** start **
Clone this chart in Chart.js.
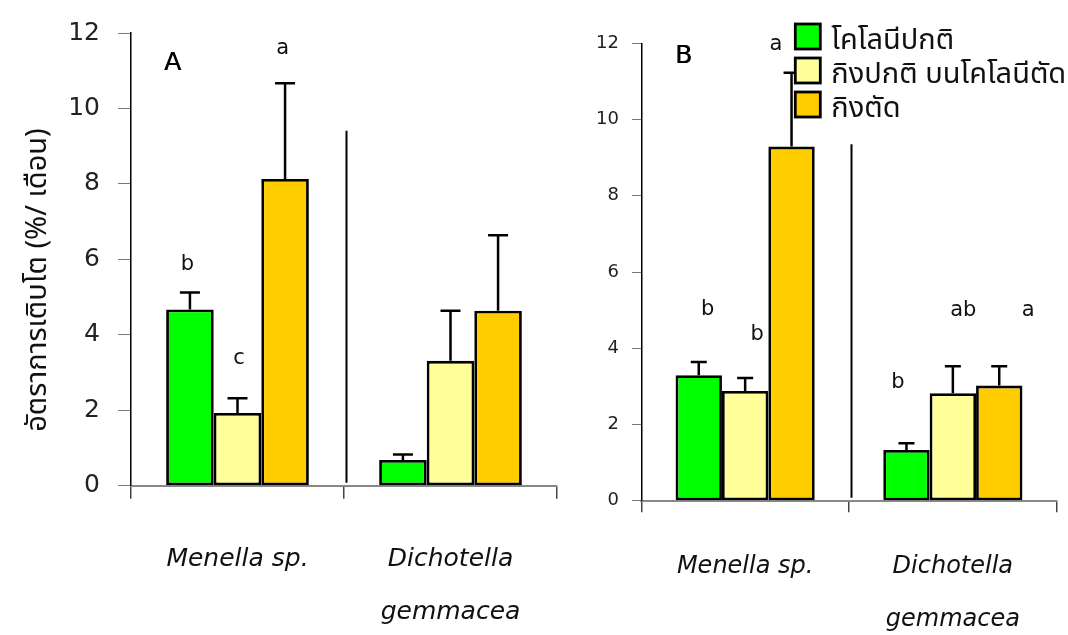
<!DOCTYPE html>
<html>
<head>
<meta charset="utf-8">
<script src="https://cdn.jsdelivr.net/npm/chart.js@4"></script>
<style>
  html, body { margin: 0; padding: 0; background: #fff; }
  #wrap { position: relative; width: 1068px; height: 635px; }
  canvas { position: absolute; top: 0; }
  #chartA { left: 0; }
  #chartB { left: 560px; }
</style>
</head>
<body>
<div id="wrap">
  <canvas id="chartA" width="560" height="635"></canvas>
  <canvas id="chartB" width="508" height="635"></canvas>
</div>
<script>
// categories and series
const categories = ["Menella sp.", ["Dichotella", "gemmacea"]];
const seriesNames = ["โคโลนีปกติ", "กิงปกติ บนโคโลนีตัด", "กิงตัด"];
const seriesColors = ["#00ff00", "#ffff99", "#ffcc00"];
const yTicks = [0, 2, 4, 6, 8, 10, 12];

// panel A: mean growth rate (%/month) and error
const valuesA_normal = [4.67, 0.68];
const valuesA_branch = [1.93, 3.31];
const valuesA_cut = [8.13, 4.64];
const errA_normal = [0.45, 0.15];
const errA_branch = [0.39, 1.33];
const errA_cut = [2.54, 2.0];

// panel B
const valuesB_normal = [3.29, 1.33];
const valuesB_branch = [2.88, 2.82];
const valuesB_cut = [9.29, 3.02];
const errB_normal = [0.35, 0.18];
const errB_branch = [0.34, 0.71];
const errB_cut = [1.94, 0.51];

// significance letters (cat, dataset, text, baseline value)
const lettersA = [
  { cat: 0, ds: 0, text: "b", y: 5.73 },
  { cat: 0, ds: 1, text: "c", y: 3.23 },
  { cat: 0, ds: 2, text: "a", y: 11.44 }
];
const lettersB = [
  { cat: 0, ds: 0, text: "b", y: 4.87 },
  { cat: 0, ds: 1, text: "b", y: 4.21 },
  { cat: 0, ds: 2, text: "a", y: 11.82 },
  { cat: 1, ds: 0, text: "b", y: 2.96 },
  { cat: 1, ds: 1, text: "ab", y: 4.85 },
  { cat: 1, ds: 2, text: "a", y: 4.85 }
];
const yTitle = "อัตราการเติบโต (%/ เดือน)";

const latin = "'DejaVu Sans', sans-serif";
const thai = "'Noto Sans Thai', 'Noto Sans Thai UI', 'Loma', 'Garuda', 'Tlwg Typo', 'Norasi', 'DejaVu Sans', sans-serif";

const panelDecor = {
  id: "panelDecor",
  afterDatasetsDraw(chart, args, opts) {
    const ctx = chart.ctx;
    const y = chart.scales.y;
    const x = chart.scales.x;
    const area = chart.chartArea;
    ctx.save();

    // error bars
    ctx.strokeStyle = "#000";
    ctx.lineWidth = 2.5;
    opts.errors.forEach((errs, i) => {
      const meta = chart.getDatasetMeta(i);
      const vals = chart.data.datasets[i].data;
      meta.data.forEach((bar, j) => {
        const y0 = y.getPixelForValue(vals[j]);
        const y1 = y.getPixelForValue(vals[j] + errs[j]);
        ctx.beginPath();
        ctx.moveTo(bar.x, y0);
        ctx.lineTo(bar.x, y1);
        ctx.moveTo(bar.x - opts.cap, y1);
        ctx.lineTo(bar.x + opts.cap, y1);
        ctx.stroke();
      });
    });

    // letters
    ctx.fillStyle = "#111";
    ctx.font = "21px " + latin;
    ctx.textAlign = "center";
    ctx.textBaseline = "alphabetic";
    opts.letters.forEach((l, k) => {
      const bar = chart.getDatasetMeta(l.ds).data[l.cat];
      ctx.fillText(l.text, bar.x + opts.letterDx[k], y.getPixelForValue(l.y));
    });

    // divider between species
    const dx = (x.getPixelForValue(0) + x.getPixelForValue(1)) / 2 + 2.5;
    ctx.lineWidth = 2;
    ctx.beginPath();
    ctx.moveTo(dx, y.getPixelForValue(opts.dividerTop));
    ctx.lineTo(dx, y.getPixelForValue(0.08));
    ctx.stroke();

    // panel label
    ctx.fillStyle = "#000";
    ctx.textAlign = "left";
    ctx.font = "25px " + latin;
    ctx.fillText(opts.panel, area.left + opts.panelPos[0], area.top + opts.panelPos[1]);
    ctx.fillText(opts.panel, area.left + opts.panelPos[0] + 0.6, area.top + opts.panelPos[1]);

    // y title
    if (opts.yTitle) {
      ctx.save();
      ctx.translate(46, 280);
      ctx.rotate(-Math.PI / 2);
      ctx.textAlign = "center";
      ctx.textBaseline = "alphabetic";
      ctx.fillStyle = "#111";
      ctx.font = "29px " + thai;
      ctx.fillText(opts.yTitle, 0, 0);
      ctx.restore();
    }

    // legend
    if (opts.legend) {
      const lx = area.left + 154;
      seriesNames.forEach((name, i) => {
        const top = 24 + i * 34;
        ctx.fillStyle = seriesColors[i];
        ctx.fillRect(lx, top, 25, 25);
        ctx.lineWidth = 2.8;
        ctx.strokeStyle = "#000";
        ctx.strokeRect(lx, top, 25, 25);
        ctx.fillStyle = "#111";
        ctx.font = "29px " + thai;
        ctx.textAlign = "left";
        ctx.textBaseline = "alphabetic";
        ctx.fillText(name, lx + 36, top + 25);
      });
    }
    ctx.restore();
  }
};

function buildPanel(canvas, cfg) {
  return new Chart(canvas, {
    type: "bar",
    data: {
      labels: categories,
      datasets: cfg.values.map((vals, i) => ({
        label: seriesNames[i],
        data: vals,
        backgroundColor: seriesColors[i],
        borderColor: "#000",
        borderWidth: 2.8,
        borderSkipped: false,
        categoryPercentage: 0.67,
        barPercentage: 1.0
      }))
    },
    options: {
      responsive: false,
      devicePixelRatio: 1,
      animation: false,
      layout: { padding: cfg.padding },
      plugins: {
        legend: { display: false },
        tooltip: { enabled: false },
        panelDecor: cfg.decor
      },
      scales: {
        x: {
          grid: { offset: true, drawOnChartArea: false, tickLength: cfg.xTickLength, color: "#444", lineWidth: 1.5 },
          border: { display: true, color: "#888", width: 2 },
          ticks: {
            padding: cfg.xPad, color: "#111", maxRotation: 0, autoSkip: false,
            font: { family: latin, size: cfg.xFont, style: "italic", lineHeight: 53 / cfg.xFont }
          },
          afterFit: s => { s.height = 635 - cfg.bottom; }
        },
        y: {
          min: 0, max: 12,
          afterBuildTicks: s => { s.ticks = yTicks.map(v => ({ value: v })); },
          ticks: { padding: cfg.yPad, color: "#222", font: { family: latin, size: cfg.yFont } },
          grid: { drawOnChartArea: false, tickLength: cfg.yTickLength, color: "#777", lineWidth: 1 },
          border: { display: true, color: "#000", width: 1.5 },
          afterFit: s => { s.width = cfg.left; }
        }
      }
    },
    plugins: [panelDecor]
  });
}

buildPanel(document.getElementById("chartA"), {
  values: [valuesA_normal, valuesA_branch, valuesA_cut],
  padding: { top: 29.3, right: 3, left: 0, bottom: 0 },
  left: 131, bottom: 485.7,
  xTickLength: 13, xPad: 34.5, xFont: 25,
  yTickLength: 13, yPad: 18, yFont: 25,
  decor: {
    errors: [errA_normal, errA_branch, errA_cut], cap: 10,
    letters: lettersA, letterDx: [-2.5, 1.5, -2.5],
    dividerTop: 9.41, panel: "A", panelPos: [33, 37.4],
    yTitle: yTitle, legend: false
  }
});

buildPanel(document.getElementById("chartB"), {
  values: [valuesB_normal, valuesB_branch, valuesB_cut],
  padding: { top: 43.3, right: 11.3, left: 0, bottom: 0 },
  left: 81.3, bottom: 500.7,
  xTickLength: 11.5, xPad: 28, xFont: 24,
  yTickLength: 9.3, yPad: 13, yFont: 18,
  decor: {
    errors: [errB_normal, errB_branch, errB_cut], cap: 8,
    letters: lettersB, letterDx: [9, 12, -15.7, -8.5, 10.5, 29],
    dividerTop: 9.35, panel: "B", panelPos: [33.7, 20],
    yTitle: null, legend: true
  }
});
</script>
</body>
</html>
** end **
**WRITTEN EXERCISE:** Repeat only the lines from the beginning of the material through the line containing "const yTicks = [0, 2, 4, 6, 8, 10, 12];", both ends kept, leaving pictures out.

**FINISHED TASK:**
Clone this chart in Chart.js.
<!DOCTYPE html>
<html>
<head>
<meta charset="utf-8">
<script src="https://cdn.jsdelivr.net/npm/chart.js@4"></script>
<style>
  html, body { margin: 0; padding: 0; background: #fff; }
  #wrap { position: relative; width: 1068px; height: 635px; }
  canvas { position: absolute; top: 0; }
  #chartA { left: 0; }
  #chartB { left: 560px; }
</style>
</head>
<body>
<div id="wrap">
  <canvas id="chartA" width="560" height="635"></canvas>
  <canvas id="chartB" width="508" height="635"></canvas>
</div>
<script>
// categories and series
const categories = ["Menella sp.", ["Dichotella", "gemmacea"]];
const seriesNames = ["โคโลนีปกติ", "กิงปกติ บนโคโลนีตัด", "กิงตัด"];
const seriesColors = ["#00ff00", "#ffff99", "#ffcc00"];
const yTicks = [0, 2, 4, 6, 8, 10, 12];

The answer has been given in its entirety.